The lure of the so - called "consumer society" is
so strong among young people that they become totally dominated and imprisoned
by an individualistic, materialistic and hedonistic interpretation of human
existence. Material "well - being," which is so intensely sought
after, becomes the one ideal to be striven for in life, a well - being which is
to be attained in any way and at any price. There is a refusal of anything that
speaks of sacrifice and a rejection of any effort to look for and to practice
spiritual and religious values. The all - determining "concern" for
having supplants the primacy of being, and consequently personal and
interpersonal values are interpreted and lived not according to the logic of
giving and generosity but according to the logic of selfish possession and the
exploitation of others.
This is particularly reflected in that outlook on human
sexuality according to which sexuality's dignity in service to communion and to
the reciprocal donation between persons becomes degraded and thereby reduced to
nothing more than a consumer good. In this case, many young people undergo an
affective experience which, instead of contributing to a harmonious and joyous
growth in personality which opens them outward in an act of self - giving,
becomes a serious psychological and ethical process of turning inward toward
self, a situation which cannot fail to have grave consequences on them in the
future.
In the case of some young people a distorted sense of
freedom lies at the root of these tendencies. Instead of being understood as
obedience to objective and universal truth, freedom is lived out as a blind
acquiescence to instinctive forces and to an individual's will to power.

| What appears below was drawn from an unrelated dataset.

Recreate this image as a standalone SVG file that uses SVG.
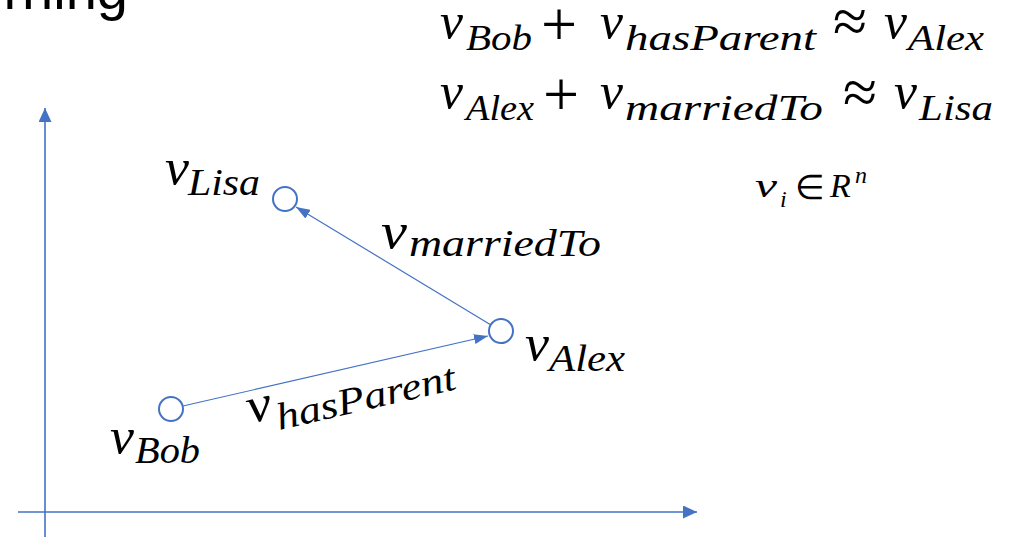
<svg xmlns="http://www.w3.org/2000/svg" width="1016" height="537" viewBox="0 0 1016 537">
<style>
.ax{stroke:#4472C4;stroke-width:1.6;fill:none}
.cn{stroke:#4472C4;stroke-width:1.2;fill:none}
.node{stroke:#4472C4;stroke-width:2;fill:#fff}
</style>
<defs>
<marker id="ah" viewBox="0 0 14 10" refX="14" refY="5" markerWidth="14" markerHeight="10" markerUnits="userSpaceOnUse" orient="auto">
<path d="M0,0 L14,5 L0,10 Z" fill="#4472C4"/>
</marker>
<marker id="axh" viewBox="0 0 14 13" refX="14" refY="6.5" markerWidth="14" markerHeight="13" markerUnits="userSpaceOnUse" orient="auto">
<path d="M0,0 L14,6.5 L0,13 Z" fill="#4472C4"/>
</marker>
</defs>
<rect width="1016" height="537" fill="#fff"/>

<text x="128" y="9" text-anchor="end" font-family="Liberation Sans, Arial, sans-serif" font-size="56" fill="#000">rning</text>

<g id="axes">
<line class="ax" x1="45" y1="537" x2="45" y2="108" marker-end="url(#axh)"/>
<line class="ax" x1="18" y1="512" x2="697" y2="512" marker-end="url(#axh)"/>
</g>

<g id="equations" font-family="Liberation Serif, Times New Roman, serif" fill="#000">
<g font-style="italic">
<text x="440" y="38" font-size="50" textLength="23" lengthAdjust="spacingAndGlyphs">v</text>
<text x="466" y="50" font-size="36" textLength="66" lengthAdjust="spacingAndGlyphs">Bob</text>
<text x="600" y="38" font-size="50" textLength="23" lengthAdjust="spacingAndGlyphs">v</text>
<text x="625" y="50" font-size="36" textLength="191" lengthAdjust="spacingAndGlyphs">hasParent</text>
<text x="884" y="38" font-size="50" textLength="23" lengthAdjust="spacingAndGlyphs">v</text>
<text x="908" y="50" font-size="36" textLength="76" lengthAdjust="spacingAndGlyphs">Alex</text>
<text x="440" y="108" font-size="50" textLength="23" lengthAdjust="spacingAndGlyphs">v</text>
<text x="466" y="120" font-size="36" textLength="68" lengthAdjust="spacingAndGlyphs">Alex</text>
<text x="600" y="108" font-size="50" textLength="23" lengthAdjust="spacingAndGlyphs">v</text>
<text x="625" y="120" font-size="36" textLength="198" lengthAdjust="spacingAndGlyphs">marriedTo</text>
<text x="894" y="108" font-size="50" textLength="23" lengthAdjust="spacingAndGlyphs">v</text>
<text x="919" y="120" font-size="36" textLength="74" lengthAdjust="spacingAndGlyphs">Lisa</text>
<text x="755" y="197" font-size="34" textLength="22" lengthAdjust="spacingAndGlyphs">v</text>
<text x="780" y="207" font-size="24">i</text>
<text x="830" y="197" font-size="34">R</text>
<text x="855" y="183" font-size="24">n</text>
</g>
<text x="559" y="46" text-anchor="middle" font-size="64">+</text>
<text x="850" y="42" text-anchor="middle" font-size="62">≈</text>
<text x="561" y="116" text-anchor="middle" font-size="64">+</text>
<text x="860" y="113" text-anchor="middle" font-size="62">≈</text>
<text x="810" y="199" text-anchor="middle" font-size="34">∈</text>
</g>

<g id="connectors">
<line class="cn" x1="183" y1="406" x2="488" y2="336" marker-end="url(#ah)"/>
<line class="cn" x1="491" y1="325" x2="296" y2="207" marker-end="url(#ah)"/>
</g>

<g font-family="Liberation Serif, Times New Roman, serif" font-style="italic" fill="#000">
<g id="node-lisa">
<circle class="node" cx="285" cy="199" r="12"/>
<text x="165" y="184" font-size="50" textLength="24" lengthAdjust="spacingAndGlyphs">v</text>
<text x="188" y="195" font-size="38" textLength="72" lengthAdjust="spacingAndGlyphs">Lisa</text>
</g>
<g id="node-alex">
<circle class="node" cx="501" cy="331" r="12"/>
<text x="525" y="360" font-size="50" textLength="24" lengthAdjust="spacingAndGlyphs">v</text>
<text x="549" y="371" font-size="38" textLength="76" lengthAdjust="spacingAndGlyphs">Alex</text>
</g>
<g id="node-bob">
<circle class="node" cx="171" cy="409" r="12"/>
<text x="110" y="453" font-size="50" textLength="24" lengthAdjust="spacingAndGlyphs">v</text>
<text x="135" y="463" font-size="38" textLength="65" lengthAdjust="spacingAndGlyphs">Bob</text>
</g>
<g id="label-married">
<text x="381" y="248" font-size="50" textLength="26" lengthAdjust="spacingAndGlyphs">v</text>
<text x="409" y="256" font-size="38" textLength="192" lengthAdjust="spacingAndGlyphs">marriedTo</text>
</g>
<g id="label-hasparent" transform="rotate(-13 252 423)">
<text x="250" y="423" font-size="50" textLength="25" lengthAdjust="spacingAndGlyphs">v</text>
<text x="277" y="436" font-size="38" textLength="183" lengthAdjust="spacingAndGlyphs">hasParent</text>
</g>
</g>
</svg>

Therefore, on the level of thought and behavior, it is almost natural to find
an erosion of internal consent to ethical principles. On the religious level,
such a situation, if it does not always lead to an explicit refusal of God,
causes widespread indifference and results in a life which, even in its more
significant moments and more decisive choices, is lived as if God did not
exist. In this context it is difficult not only to respond fully to a vocation
to the priesthood but even to understand its very meaning as a special witness
to the primacy of "being" over "having," and as a
recognition that the significance of life consists in a free and responsible
giving of oneself to others, a willingness to place oneself entirely at the
Service of the Gospel and the kingdom of God as a priest.
Often the world of young people is a "problem' in the
Church community itself. In fact, if in them - more so than in adults - there
is present a strong tendency to subjectivize the Christian faith and to belong
only partially and conditionally to the life and mission of the Church, and if
the Church community is slow for a variety of reasons to initiate and sustain
an up - to - date and courageous pastoral care for young people, they risk being
left to themselves, at the mercy of their psychological frailty? dissatisfied
and critical of a world of adults who, in failing to live the faith in a
consistent and mature fashion, do not appear to them as credible models.
Thus we see how difficult it is to present young people with
a full and penetrating experience of Christian and ecclesial life and to
educate them in it. So, the prospect of having a vocation to the priesthood is
far from the actual everyday interests which young men have in life.